Stated task:
Locate each line containing the string "this" and copy it out.

Data shown:
Begin

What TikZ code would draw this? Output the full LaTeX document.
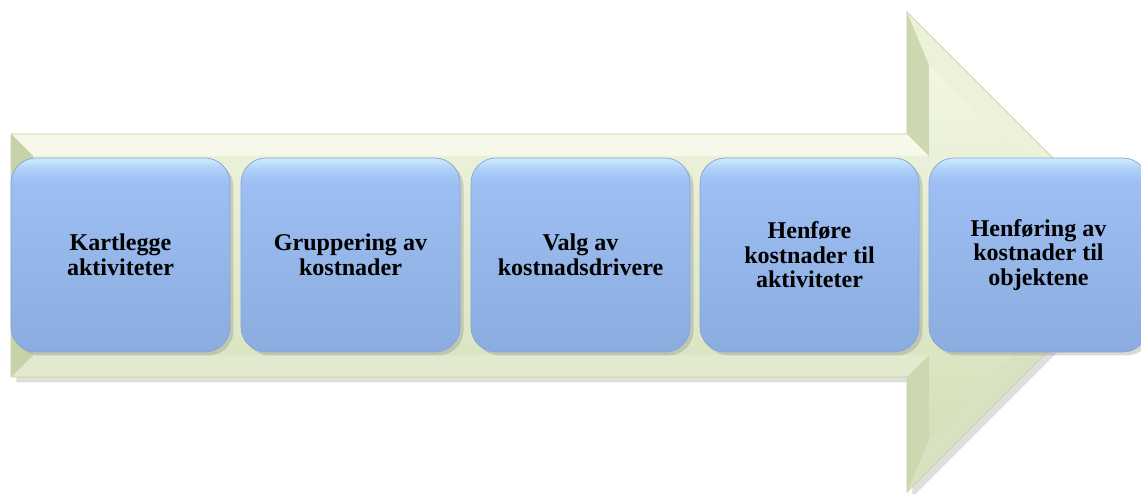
\documentclass[tikz,border=0pt]{standalone}
\usepackage{fontspec}
\setmainfont{Liberation Serif}[BoldFont={Liberation Serif Bold}]
\usetikzlibrary{shadows}

\definecolor{bevtop}{RGB}{246,249,234}
\definecolor{bevleft}{RGB}{198,210,168}
\definecolor{bevbot}{RGB}{226,233,206}
\definecolor{bevhead}{RGB}{204,216,176}
\definecolor{bevslant}{RGB}{236,242,218}
\definecolor{bevslantb}{RGB}{216,226,192}
\definecolor{facetop}{RGB}{242,246,226}
\definecolor{facebot}{RGB}{212,224,186}
\definecolor{boxtop}{RGB}{206,236,255}
\definecolor{boxhi}{RGB}{172,206,248}
\definecolor{boxmid}{RGB}{156,190,242}
\definecolor{boxbot}{RGB}{138,172,222}
\definecolor{boxline}{RGB}{132,164,212}

\pgfdeclareverticalshading{boxshade}{100bp}{color(0bp)=(boxbot); color(25bp)=(boxbot);
  color(68bp)=(boxmid); color(72bp)=(boxhi); color(75bp)=(boxtop); color(100bp)=(boxtop)}

\begin{document}
\begin{tikzpicture}[%
      x=0.02cm, y=-0.02cm,
      stepbox/.style={rounded corners=0.5cm, minimum width=4.38cm,
        minimum height=3.88cm, align=center, draw=boxline, line width=0.4pt,
        shading=boxshade,
        drop shadow={shadow xshift=2pt, shadow yshift=-2pt, opacity=0.3},
        font=\fontsize{13.7}{14}\selectfont\bfseries},
      ]
      \useasboundingbox (0,0) rectangle (1141,493);
      \clip (0,0) rectangle (1141,493);

      % arrow
      \fill [drop shadow={shadow xshift=3pt, shadow yshift=-3pt, opacity=0.25}, color=facebot]
        (11,134) -- (907,134) -- (907,12) -- (1147,252) -- (907,492) -- (907,377) -- (11,377) -- cycle;
      \fill [color=bevtop] (11,134) -- (907,134) -- (929,156) -- (33,156) -- cycle;
      \fill [color=bevhead] (907,134) -- (907,12) -- (929,65) -- (929,156) -- cycle;
      \fill [color=bevslant] (907,12) -- (1147,252) -- (1116,252) -- (929,65) -- cycle;
      \fill [color=bevslantb] (1147,252) -- (907,492) -- (929,439) -- (1116,252) -- cycle;
      \fill [color=bevhead] (907,492) -- (907,377) -- (929,355) -- (929,439) -- cycle;
      \fill [color=bevbot] (907,377) -- (11,377) -- (33,355) -- (929,355) -- cycle;
      \fill [color=bevleft] (11,377) -- (11,134) -- (33,156) -- (33,355) -- cycle;
      \shade [top color=facetop, bottom color=facebot]
        (33,156) -- (929,156) -- (929,65) -- (1116,252) -- (929,439) -- (929,355) -- (33,355) -- cycle;
      \draw [color=bevleft, line width=0.4pt]
        (11,134) -- (907,134) -- (907,12) -- (1147,252) -- (907,492) -- (907,377) -- (11,377) -- cycle;

      % steps
      \node [stepbox] (kartlegge) at (120.5,255) {Kartlegge\\aktiviteter};
      \node [stepbox] (gruppering) at (350.5,255) {Gruppering av\\kostnader};
      \node [stepbox] (valg) at (580.5,255) {Valg av\\kostnadsdrivere};
      \node [stepbox] (henfore) at (809.5,255) {Henføre\\kostnader til\\aktiviteter};
      \node [stepbox] (henforing) at (1038.5,255) {Henføring av\\kostnader til\\objektene};
\end{tikzpicture}
\end{document}
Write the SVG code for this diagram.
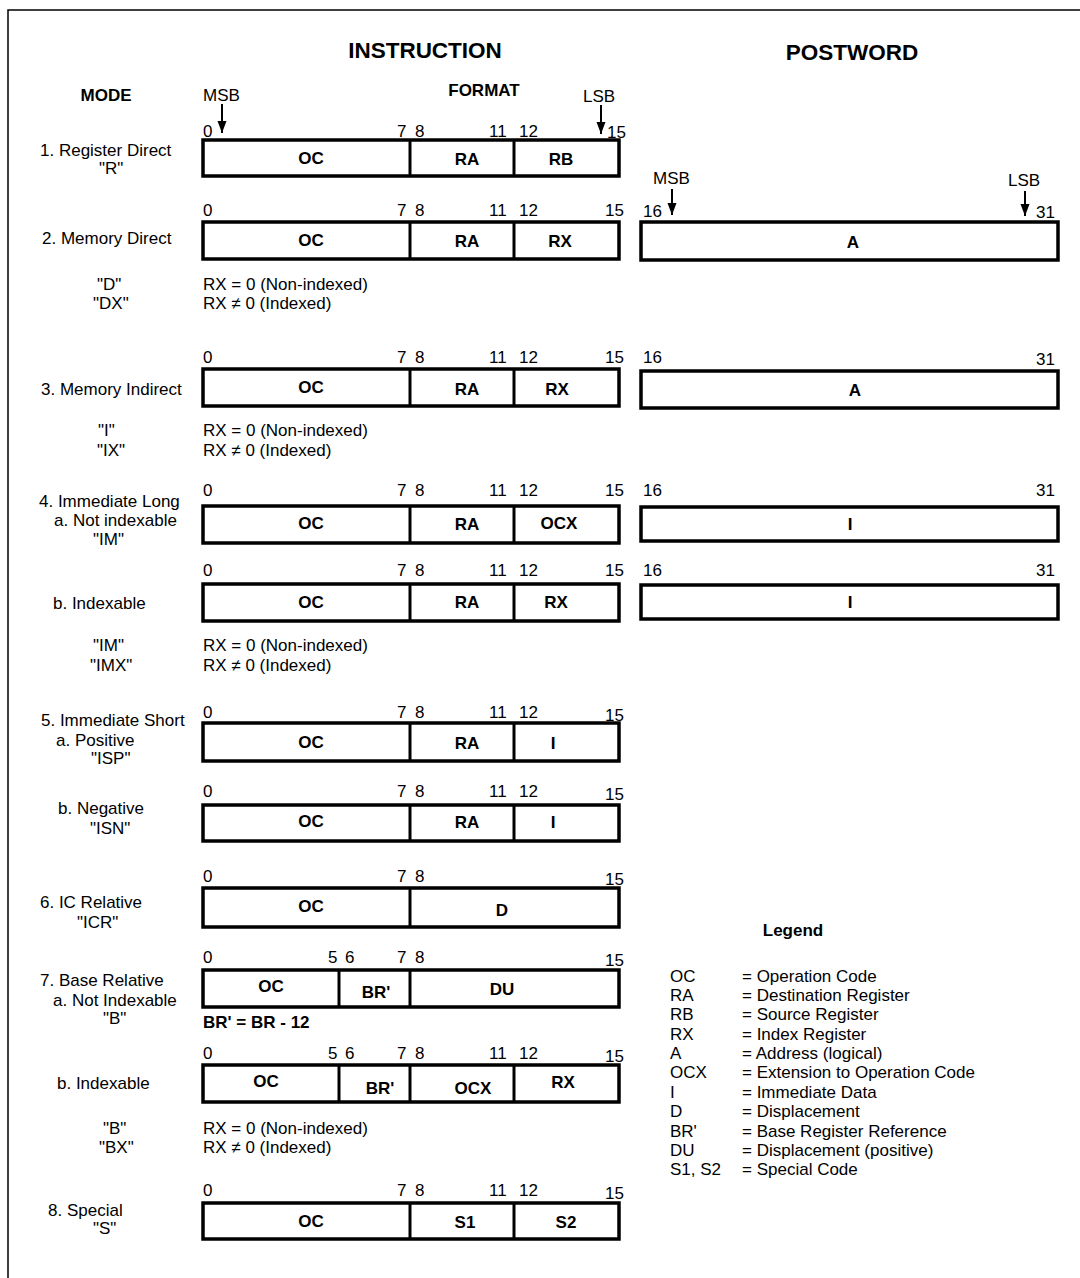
<svg xmlns="http://www.w3.org/2000/svg" width="1080" height="1278" viewBox="0 0 1080 1278">
<defs>
<style>
text{font-family:"Liberation Sans",Arial,sans-serif;fill:#000}
.t{font-size:17px}
.b{font-size:17px;font-weight:bold}
.h{font-size:22.5px;font-weight:bold}
.c{text-anchor:middle}
.e{text-anchor:end}
.box{fill:#fff;stroke:#000;stroke-width:3.5}
.div{stroke:#000;stroke-width:3}
.arr{stroke:#000;stroke-width:2;fill:none}
.frame{stroke:#000;stroke-width:1.5;fill:none}
</style>
<marker id="ah" markerUnits="userSpaceOnUse" markerWidth="12" markerHeight="10" refX="12" refY="5" orient="auto" viewBox="0 0 12 10">
<path d="M0,0.5 L12,5 L0,9.5 Z" fill="#000"/>
</marker>
</defs>
<rect width="1080" height="1278" fill="#fff"/>
<path class="frame" d="M8,1278 L8,10 L1080,10"/>

<g id="headers">
<text class="h c" x="425" y="58">INSTRUCTION</text>
<text class="h c" x="852" y="60">POSTWORD</text>
<text class="b c" x="106" y="101">MODE</text>
<text class="b c" x="484" y="96">FORMAT</text>
<text class="t" x="203" y="101">MSB</text>
<text class="t" x="583" y="102">LSB</text>
<text class="t" x="653" y="184">MSB</text>
<text class="t" x="1008" y="186">LSB</text>
</g>

<g id="connectors">
<line class="arr" x1="222" y1="104" x2="222" y2="133" marker-end="url(#ah)"/>
<line class="arr" x1="601" y1="105" x2="601" y2="134" marker-end="url(#ah)"/>
<line class="arr" x1="672" y1="189" x2="672" y2="215" marker-end="url(#ah)"/>
<line class="arr" x1="1025" y1="191" x2="1025" y2="216" marker-end="url(#ah)"/>
</g>

<g id="mode-labels" class="t">
<text x="40" y="156">1. Register Direct</text>
<text x="99" y="174">"R"</text>
<text x="42" y="244">2. Memory Direct</text>
<text x="97" y="290">"D"</text>
<text x="93" y="309">"DX"</text>
<text x="41" y="395">3. Memory Indirect</text>
<text x="98" y="436">"I"</text>
<text x="97" y="456">"IX"</text>
<text x="39" y="507">4. Immediate Long</text>
<text x="54" y="526">a. Not indexable</text>
<text x="93" y="545">"IM"</text>
<text x="53" y="609">b. Indexable</text>
<text x="93" y="651">"IM"</text>
<text x="90" y="671">"IMX"</text>
<text x="41" y="726">5. Immediate Short</text>
<text x="56" y="746">a. Positive</text>
<text x="91" y="764">"ISP"</text>
<text x="58" y="814">b. Negative</text>
<text x="90" y="834">"ISN"</text>
<text x="40" y="908">6. IC Relative</text>
<text x="77" y="928">"ICR"</text>
<text x="40" y="986">7. Base Relative</text>
<text x="53" y="1006">a. Not Indexable</text>
<text x="103" y="1024">"B"</text>
<text x="57" y="1089">b. Indexable</text>
<text x="103" y="1134">"B"</text>
<text x="99" y="1153">"BX"</text>
<text x="48" y="1216">8. Special</text>
<text x="93" y="1234">"S"</text>
</g>

<g id="notes" class="t">
<text x="203" y="290">RX = 0 (Non-indexed)</text>
<text x="203" y="309">RX ≠ 0 (Indexed)</text>
<text x="203" y="436">RX = 0 (Non-indexed)</text>
<text x="203" y="456">RX ≠ 0 (Indexed)</text>
<text x="203" y="651">RX = 0 (Non-indexed)</text>
<text x="203" y="671">RX ≠ 0 (Indexed)</text>
<text x="203" y="1134">RX = 0 (Non-indexed)</text>
<text x="203" y="1153">RX ≠ 0 (Indexed)</text>
<text class="b" x="203" y="1028">BR' = BR - 12</text>
</g>

<g id="row1">
<text class="t" x="203" y="137">0</text><text class="t" x="397" y="137">7</text><text class="t" x="415" y="137">8</text><text class="t" x="489" y="137">11</text><text class="t" x="519" y="137">12</text><text class="t" x="607" y="138">15</text>
<rect class="box" x="203" y="140" width="416" height="36"/>
<line class="div" x1="410" y1="140" x2="410" y2="176"/><line class="div" x1="514" y1="140" x2="514" y2="176"/>
<text class="b c" x="311" y="164">OC</text><text class="b c" x="467" y="165">RA</text><text class="b c" x="561" y="165">RB</text>
</g>

<g id="row2">
<text class="t" x="203" y="216">0</text><text class="t" x="397" y="216">7</text><text class="t" x="415" y="216">8</text><text class="t" x="489" y="216">11</text><text class="t" x="519" y="216">12</text><text class="t" x="605" y="216">15</text>
<rect class="box" x="203" y="222" width="416" height="37"/>
<line class="div" x1="410" y1="222" x2="410" y2="259"/><line class="div" x1="514" y1="222" x2="514" y2="259"/>
<text class="b c" x="311" y="246">OC</text><text class="b c" x="467" y="247">RA</text><text class="b c" x="560" y="247">RX</text>
</g>
<g id="postword2">
<text class="t" x="643" y="217">16</text><text class="t e" x="1055" y="218">31</text>
<rect class="box" x="641" y="222" width="417" height="38"/>
<text class="b c" x="853" y="248">A</text>
</g>

<g id="row3">
<text class="t" x="203" y="363">0</text><text class="t" x="397" y="363">7</text><text class="t" x="415" y="363">8</text><text class="t" x="489" y="363">11</text><text class="t" x="519" y="363">12</text><text class="t" x="605" y="363">15</text>
<rect class="box" x="203" y="369" width="416" height="37"/>
<line class="div" x1="410" y1="369" x2="410" y2="406"/><line class="div" x1="514" y1="369" x2="514" y2="406"/>
<text class="b c" x="311" y="393">OC</text><text class="b c" x="467" y="395">RA</text><text class="b c" x="557" y="395">RX</text>
</g>
<g id="postword3">
<text class="t" x="643" y="363">16</text><text class="t e" x="1055" y="365">31</text>
<rect class="box" x="641" y="371" width="417" height="37"/>
<text class="b c" x="855" y="396">A</text>
</g>

<g id="row4a">
<text class="t" x="203" y="496">0</text><text class="t" x="397" y="496">7</text><text class="t" x="415" y="496">8</text><text class="t" x="489" y="496">11</text><text class="t" x="519" y="496">12</text><text class="t" x="605" y="496">15</text>
<rect class="box" x="203" y="506" width="416" height="37"/>
<line class="div" x1="410" y1="506" x2="410" y2="543"/><line class="div" x1="514" y1="506" x2="514" y2="543"/>
<text class="b c" x="311" y="529">OC</text><text class="b c" x="467" y="530">RA</text><text class="b c" x="559" y="529">OCX</text>
</g>
<g id="postword4a">
<text class="t" x="643" y="496">16</text><text class="t e" x="1055" y="496">31</text>
<rect class="box" x="641" y="507" width="417" height="34"/>
<text class="b c" x="850" y="530">I</text>
</g>

<g id="row4b">
<text class="t" x="203" y="576">0</text><text class="t" x="397" y="576">7</text><text class="t" x="415" y="576">8</text><text class="t" x="489" y="576">11</text><text class="t" x="519" y="576">12</text><text class="t" x="605" y="576">15</text>
<rect class="box" x="203" y="584" width="416" height="37"/>
<line class="div" x1="410" y1="584" x2="410" y2="621"/><line class="div" x1="514" y1="584" x2="514" y2="621"/>
<text class="b c" x="311" y="608">OC</text><text class="b c" x="467" y="608">RA</text><text class="b c" x="556" y="608">RX</text>
</g>
<g id="postword4b">
<text class="t" x="643" y="576">16</text><text class="t e" x="1055" y="576">31</text>
<rect class="box" x="641" y="585" width="417" height="34"/>
<text class="b c" x="850" y="608">I</text>
</g>

<g id="row5a">
<text class="t" x="203" y="718">0</text><text class="t" x="397" y="718">7</text><text class="t" x="415" y="718">8</text><text class="t" x="489" y="718">11</text><text class="t" x="519" y="718">12</text><text class="t" x="605" y="721">15</text>
<rect class="box" x="203" y="723" width="416" height="38"/>
<line class="div" x1="410" y1="723" x2="410" y2="761"/><line class="div" x1="514" y1="723" x2="514" y2="761"/>
<text class="b c" x="311" y="748">OC</text><text class="b c" x="467" y="749">RA</text><text class="b c" x="553" y="749">I</text>
</g>

<g id="row5b">
<text class="t" x="203" y="797">0</text><text class="t" x="397" y="797">7</text><text class="t" x="415" y="797">8</text><text class="t" x="489" y="797">11</text><text class="t" x="519" y="797">12</text><text class="t" x="605" y="800">15</text>
<rect class="box" x="203" y="805" width="416" height="36"/>
<line class="div" x1="410" y1="805" x2="410" y2="841"/><line class="div" x1="514" y1="805" x2="514" y2="841"/>
<text class="b c" x="311" y="827">OC</text><text class="b c" x="467" y="828">RA</text><text class="b c" x="553" y="828">I</text>
</g>

<g id="row6">
<text class="t" x="203" y="882">0</text><text class="t" x="397" y="882">7</text><text class="t" x="415" y="882">8</text><text class="t" x="605" y="885">15</text>
<rect class="box" x="203" y="888" width="416" height="39"/>
<line class="div" x1="410" y1="888" x2="410" y2="927"/>
<text class="b c" x="311" y="912">OC</text><text class="b c" x="502" y="916">D</text>
</g>

<g id="row7a">
<text class="t" x="203" y="963">0</text><text class="t" x="328" y="963">5</text><text class="t" x="345" y="963">6</text><text class="t" x="397" y="963">7</text><text class="t" x="415" y="963">8</text><text class="t" x="605" y="966">15</text>
<rect class="box" x="203" y="970" width="416" height="37"/>
<line class="div" x1="339" y1="970" x2="339" y2="1007"/><line class="div" x1="410" y1="970" x2="410" y2="1007"/>
<text class="b c" x="271" y="992">OC</text><text class="b c" x="376" y="998">BR'</text><text class="b c" x="502" y="995">DU</text>
</g>

<g id="row7b">
<text class="t" x="203" y="1059">0</text><text class="t" x="328" y="1059">5</text><text class="t" x="345" y="1059">6</text><text class="t" x="397" y="1059">7</text><text class="t" x="415" y="1059">8</text><text class="t" x="489" y="1059">11</text><text class="t" x="519" y="1059">12</text><text class="t" x="605" y="1062">15</text>
<rect class="box" x="203" y="1065" width="416" height="37"/>
<line class="div" x1="339" y1="1065" x2="339" y2="1102"/><line class="div" x1="410" y1="1065" x2="410" y2="1102"/><line class="div" x1="514" y1="1065" x2="514" y2="1102"/>
<text class="b c" x="266" y="1087">OC</text><text class="b c" x="380" y="1094">BR'</text><text class="b c" x="473" y="1094">OCX</text><text class="b c" x="563" y="1088">RX</text>
</g>

<g id="row8">
<text class="t" x="203" y="1196">0</text><text class="t" x="397" y="1196">7</text><text class="t" x="415" y="1196">8</text><text class="t" x="489" y="1196">11</text><text class="t" x="519" y="1196">12</text><text class="t" x="605" y="1199">15</text>
<rect class="box" x="203" y="1203" width="416" height="36"/>
<line class="div" x1="410" y1="1203" x2="410" y2="1239"/><line class="div" x1="514" y1="1203" x2="514" y2="1239"/>
<text class="b c" x="311" y="1227">OC</text><text class="b c" x="465" y="1228">S1</text><text class="b c" x="566" y="1228">S2</text>
</g>

<g id="legend" class="t">
<text class="b c" x="793" y="936">Legend</text>
<text x="670" y="982">OC</text><text x="742" y="982">= Operation Code</text>
<text x="670" y="1001">RA</text><text x="742" y="1001">= Destination Register</text>
<text x="670" y="1020">RB</text><text x="742" y="1020">= Source Register</text>
<text x="670" y="1040">RX</text><text x="742" y="1040">= Index Register</text>
<text x="670" y="1059">A</text><text x="742" y="1059">= Address (logical)</text>
<text x="670" y="1078">OCX</text><text x="742" y="1078">= Extension to Operation Code</text>
<text x="670" y="1098">I</text><text x="742" y="1098">= Immediate Data</text>
<text x="670" y="1117">D</text><text x="742" y="1117">= Displacement</text>
<text x="670" y="1137">BR'</text><text x="742" y="1137">= Base Register Reference</text>
<text x="670" y="1156">DU</text><text x="742" y="1156">= Displacement (positive)</text>
<text x="670" y="1175">S1, S2</text><text x="742" y="1175">= Special Code</text>
</g>
</svg>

End

Task answer:
What TikZ code would draw this? Output the full LaTeX document.
Write the SVG code for this diagram.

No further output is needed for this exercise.